On the other hand, if net taxes
exceed government purchases the government will have a budget surplus. In this
case, the government reduces the public debt and supplies funds to the capital
market which are received by firms.
Adding Foreign Sector: Circular Flow in a
Four-sector Open Economy:
So far the circular flow of income
and expenditure has been shown in the case of a closed economy. But the actual
economy is an open one where foreign trade plays an important role. Exports are injections or inflows into the economy.
They create income for domestic
firms. When foreigners buy goods and services produced by domestic firms, they
are experts in the circular flow of income. On the other hand, imports are
leakages from the circular flow. They are expenditures incurred by the
household sector to purchase goods from foreign countries. These exports and
imports in the circular flow are shown in Figure 4.
Take the inflows and outflows of the
household, business, and government sectors in relation to the foreign sector.
The household sector buys goods imported from abroad and makes payments for them
which is a leakage from the circular flow.

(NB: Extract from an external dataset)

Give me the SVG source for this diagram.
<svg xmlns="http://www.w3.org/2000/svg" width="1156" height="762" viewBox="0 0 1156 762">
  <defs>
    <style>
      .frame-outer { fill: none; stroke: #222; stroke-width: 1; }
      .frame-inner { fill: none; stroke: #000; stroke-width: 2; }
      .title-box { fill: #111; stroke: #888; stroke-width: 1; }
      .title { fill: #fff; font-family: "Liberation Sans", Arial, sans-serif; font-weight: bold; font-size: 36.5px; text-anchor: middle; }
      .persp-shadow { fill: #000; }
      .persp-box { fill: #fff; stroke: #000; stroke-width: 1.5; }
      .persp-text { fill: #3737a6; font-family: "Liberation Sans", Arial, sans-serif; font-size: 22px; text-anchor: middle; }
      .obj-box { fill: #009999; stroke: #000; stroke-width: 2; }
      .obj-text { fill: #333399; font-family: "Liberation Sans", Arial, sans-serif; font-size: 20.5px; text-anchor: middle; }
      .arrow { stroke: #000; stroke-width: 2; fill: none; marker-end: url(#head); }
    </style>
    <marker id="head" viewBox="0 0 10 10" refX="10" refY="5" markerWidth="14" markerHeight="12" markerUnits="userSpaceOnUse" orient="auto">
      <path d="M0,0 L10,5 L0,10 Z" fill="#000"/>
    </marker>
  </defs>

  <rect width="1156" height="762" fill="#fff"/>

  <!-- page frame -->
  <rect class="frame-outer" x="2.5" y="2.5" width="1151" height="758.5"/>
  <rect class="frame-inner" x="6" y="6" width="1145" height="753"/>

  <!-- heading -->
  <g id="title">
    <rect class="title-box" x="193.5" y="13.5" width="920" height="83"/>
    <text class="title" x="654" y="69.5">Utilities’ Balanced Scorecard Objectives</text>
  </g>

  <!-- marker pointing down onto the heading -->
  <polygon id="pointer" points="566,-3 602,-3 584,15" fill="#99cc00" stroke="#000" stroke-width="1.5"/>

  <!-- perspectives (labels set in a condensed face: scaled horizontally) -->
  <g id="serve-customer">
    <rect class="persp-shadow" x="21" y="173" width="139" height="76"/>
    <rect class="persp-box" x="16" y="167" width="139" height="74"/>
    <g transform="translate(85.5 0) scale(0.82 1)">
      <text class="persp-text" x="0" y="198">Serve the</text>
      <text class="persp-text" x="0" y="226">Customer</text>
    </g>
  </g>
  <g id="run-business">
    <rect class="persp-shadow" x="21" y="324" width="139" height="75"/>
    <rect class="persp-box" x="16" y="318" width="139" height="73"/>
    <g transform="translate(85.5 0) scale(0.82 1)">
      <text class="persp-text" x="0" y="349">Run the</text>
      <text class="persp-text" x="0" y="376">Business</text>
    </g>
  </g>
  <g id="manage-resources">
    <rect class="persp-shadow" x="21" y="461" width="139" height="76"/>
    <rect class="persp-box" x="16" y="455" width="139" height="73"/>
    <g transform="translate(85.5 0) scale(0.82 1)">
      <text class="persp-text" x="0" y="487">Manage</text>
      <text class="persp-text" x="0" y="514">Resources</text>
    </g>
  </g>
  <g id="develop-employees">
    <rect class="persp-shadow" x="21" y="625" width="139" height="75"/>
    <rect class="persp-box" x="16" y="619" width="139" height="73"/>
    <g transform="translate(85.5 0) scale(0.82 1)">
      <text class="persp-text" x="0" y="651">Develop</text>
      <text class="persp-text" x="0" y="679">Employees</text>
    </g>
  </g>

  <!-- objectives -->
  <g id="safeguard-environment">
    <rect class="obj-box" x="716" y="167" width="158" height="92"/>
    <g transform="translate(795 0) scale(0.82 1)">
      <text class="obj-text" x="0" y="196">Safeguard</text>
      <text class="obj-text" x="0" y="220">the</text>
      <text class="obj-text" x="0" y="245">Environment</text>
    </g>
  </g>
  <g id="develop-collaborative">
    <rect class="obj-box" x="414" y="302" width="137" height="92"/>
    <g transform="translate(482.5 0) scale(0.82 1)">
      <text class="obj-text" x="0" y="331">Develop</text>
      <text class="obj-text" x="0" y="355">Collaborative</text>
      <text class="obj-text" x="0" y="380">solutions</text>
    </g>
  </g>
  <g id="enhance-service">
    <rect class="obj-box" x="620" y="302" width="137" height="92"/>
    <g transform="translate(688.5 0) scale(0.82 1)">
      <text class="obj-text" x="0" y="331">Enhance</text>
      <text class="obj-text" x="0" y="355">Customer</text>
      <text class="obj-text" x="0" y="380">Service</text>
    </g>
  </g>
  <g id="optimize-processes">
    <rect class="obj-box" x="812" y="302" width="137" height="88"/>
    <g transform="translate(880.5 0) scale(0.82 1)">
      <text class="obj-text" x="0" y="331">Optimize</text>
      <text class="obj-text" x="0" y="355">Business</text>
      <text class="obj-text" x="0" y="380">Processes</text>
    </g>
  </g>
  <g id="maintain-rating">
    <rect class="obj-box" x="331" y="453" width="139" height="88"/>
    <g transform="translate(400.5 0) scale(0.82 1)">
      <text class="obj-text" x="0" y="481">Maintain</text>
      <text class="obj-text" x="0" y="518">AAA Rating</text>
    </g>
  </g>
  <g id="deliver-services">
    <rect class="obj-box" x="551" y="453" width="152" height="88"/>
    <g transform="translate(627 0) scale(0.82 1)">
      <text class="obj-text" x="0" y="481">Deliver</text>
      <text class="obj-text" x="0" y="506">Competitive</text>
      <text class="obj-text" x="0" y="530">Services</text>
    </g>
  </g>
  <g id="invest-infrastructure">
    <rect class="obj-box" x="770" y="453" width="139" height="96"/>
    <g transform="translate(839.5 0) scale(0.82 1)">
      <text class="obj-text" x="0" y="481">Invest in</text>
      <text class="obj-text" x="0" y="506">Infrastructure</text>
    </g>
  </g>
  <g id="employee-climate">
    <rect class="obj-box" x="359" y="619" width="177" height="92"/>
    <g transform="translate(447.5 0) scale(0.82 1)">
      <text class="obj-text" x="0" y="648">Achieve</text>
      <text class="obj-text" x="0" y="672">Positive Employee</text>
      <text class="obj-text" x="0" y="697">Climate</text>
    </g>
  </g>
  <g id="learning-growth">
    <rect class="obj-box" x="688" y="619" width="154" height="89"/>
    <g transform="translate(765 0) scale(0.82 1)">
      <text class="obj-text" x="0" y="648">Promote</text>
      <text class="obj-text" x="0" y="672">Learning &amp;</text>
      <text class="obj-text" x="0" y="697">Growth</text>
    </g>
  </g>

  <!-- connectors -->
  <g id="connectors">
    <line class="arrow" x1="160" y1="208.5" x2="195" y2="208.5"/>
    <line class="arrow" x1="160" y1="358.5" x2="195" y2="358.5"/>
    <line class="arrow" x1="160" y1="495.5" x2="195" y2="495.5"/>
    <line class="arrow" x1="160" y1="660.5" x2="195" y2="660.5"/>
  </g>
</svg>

The households may receive transfer
payments from the foreign sector for the services rendered by them in foreign
countries.
On the other hand, the business
sector exports goods to foreign countries, and its receipts are an injection in
the circular flow. Similarly, there are many services rendered by business
firms to foreign countries such as shipping, insurance, banking, etc. for which
they receive payments from abroad.
They also receive royalties,
interests, dividends, profits, etc. for investments made in foreign countries.
On the other hand, the business sector makes payments to the foreign sector for
imports of capital goods, machinery, raw materials, consumer goods, and
services from abroad. These are the leakages from the circular flow.
Like the business sector, modern
governments also export and import goods and services, and lend to and borrow
from foreign countries. For all exports of goods, the government receives
payments from abroad.
Similarly, the government receives
payments from foreigners when they visit the country as tourists and for
receiving education, etc., and also when the government provides shipping,
insurance, and banking services to foreigners through state-owned agencies.
It also receives royalties, interest,
dividends, etc. for investments made abroad. These are injections into the
circular flow. On other hand, the leakages are payments made for the purchase
of goods and services to foreigners.
Figure 4 shows the circular flow of
the four-sector open economy with savings, taxes, and imports shown as leakages
from the circular flow on the right-hand side of the figure, and investment,
government purchases, and exports as injections into the circular flow on the
left side of the figure.
Further, imports, exports, and
transfer payments have been shown to arise from the three domestic sectors—the
household, the business, and the government. These outflows and inflows pass
through the foreign sector which is also called the “Balance of Payments
Sector.”
If exports exceed imports, the
economy has a surplus in the balance of payments. And if imports exceed
exports, it has a deficit in the balance of payments. But in the long run, the exports of an economy must balance its imports. This is achieved by the foreign
trade policies adopted by the economy.
The whole analysis can be shown in
simple equations:
Y= C +I+ G … (1)
Where Y represents the production of goods
and services, C is for consumption expenditure, I investment level in the economy.